Weather (noun) 1.the state of the atmosphere with respect to wind, temperature, cloudiness, moisture, pressure, etc.; (verb) to bear up against and come safely through (as in a storm, danger, trouble) --Random House Dictionary
That’s it. I’m moving to San Diego.
Packing up my suitcase with shorts and sunscreen, my golf clubs and my bike. I’m leaving behind all my bulky sweaters and clunky snow boots and well worn snow shovels, all my flashlights and candles for power failures too, my long johns as well. I’m done with weather in New England.
And oh San Diego…with an average daily temperature of 72 degrees, more than 250 days of sunshine and only 12 inches of rain per year, San Diego is weather nirvana, one of the ten best weather cities in the United States according to the Farmer’s Almanac. Can you hear it calling, a sultry song of sweet breezy warm days and clear cool nights? Afternoons spent on a sunny veranda, sipping a cool drink watching the whitecaps break on the Pacific.

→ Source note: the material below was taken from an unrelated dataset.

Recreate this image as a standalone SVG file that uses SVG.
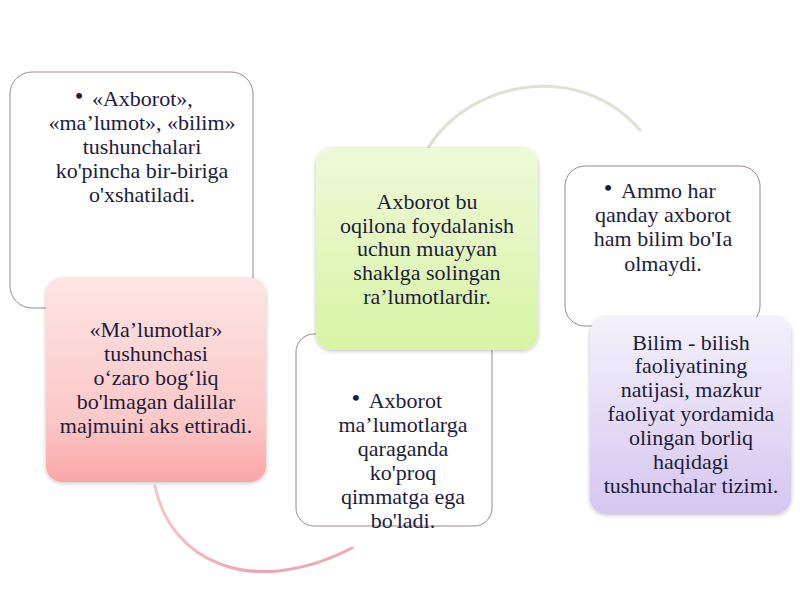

And no hurricanes. No tornadoes. No floods. No wacky October snowstorms. And no snow. Not a flake. The last time any measurable snow fell in San Diego was 1967. I’m told people there actually love their weather, brag about it. San Diego meteorologists have the most boring of jobs: “Sunny and seventy!” day after day. Yes, I’ll have to change my ways as a longtime New Englander. Give up my pasty white mid-winter complexion for a tanned and toned California grin. I’ll have to root for the Padres rather than the Red Sox, wear those silly Hawaiian shirts and even drop the occasional “dude!” into daily conversation. I’ll make that sacrifice.
I’m just not sure I can take one more weather whack in this year of freakish storms and atmospheric anomalies here in New England. First there was “THE WINTER”, this year’s unrelenting pummeling by Mother Nature in our coldest months. Eighty point one inches of the white stuff dumped from the skies, double our average amount. The storms were doozies: five major events alone in December and January, with an especially cruel blizzard hitting on the day after Christmas, stranding thousands of folks with their ruined holiday plans. Merry Christmas…ugh.
Driving around my neighborhood last February I was Nanook of the North, navigating my pathetically skidding compact car around 15 foot high snow drifts that framed the street like ice cold prison walls. Three times last winter the snow in my driveway was so deep I had to park at the bottom of the hill and trek on up, praying, hoping that the snow plow would come soon and rescue me. Remember?
So no more. I give up. Uncle. Game over. I surrender.
The tornadoes in June. Hurricane Irene in August. Floods of biblical proportions. A record breaking Halloween storm, which weirdly was only two weeks removed from ninety degree temperatures Columbus Day weekend, another record. Fall foliage which never seemed to show up. Power outages, hundreds of thousands of folks living in the dark for days and even weeks at a time.
With only seven weeks left in 2011, I’m getting nervous. What’s next? Hail? Drought? Pestilence—I have no idea what that last word means but hey we’re on a roll, right and anything is possible?
Mark Twain, who called Hartford his home, nailed it when he said, “I reverently believe that the Maker who made us all makes everything in New England but the weather…The weather is always doing something there…always getting up new designs and trying them on the people to see how they will go…I could speak volumes about the inhuman perversity of the New England weather…”
But in the end Twain stayed here and called New England his home and I suppose I will too, and we will too. The cliché is that we New Englanders are a hardy bunch and the weather certainly tests our mettle and sanity. At its best it brings us together and reminds us that as neighbors we need each other. The stranger who shows up to clear the driveway, no charge. The young Mom who checks up on her elderly friend. Family who invited family to bunk with them because the lights are out.
Weather always gives us something to talk about, that’s for sure. Our one of a kind sometimes crazy but never boring weather certainly makes this place our unique place in all of God’s Creation. And I couldn’t take all that California cheeriness after all. I’ll stay.
So winter: bring it on. Give us your best shot. We can take it. We’ve weathered your worst and will do so again. But just in case, I’m booking a mid-winter vacation to San Diego. Can anyone lend me a Hawaiian shirt?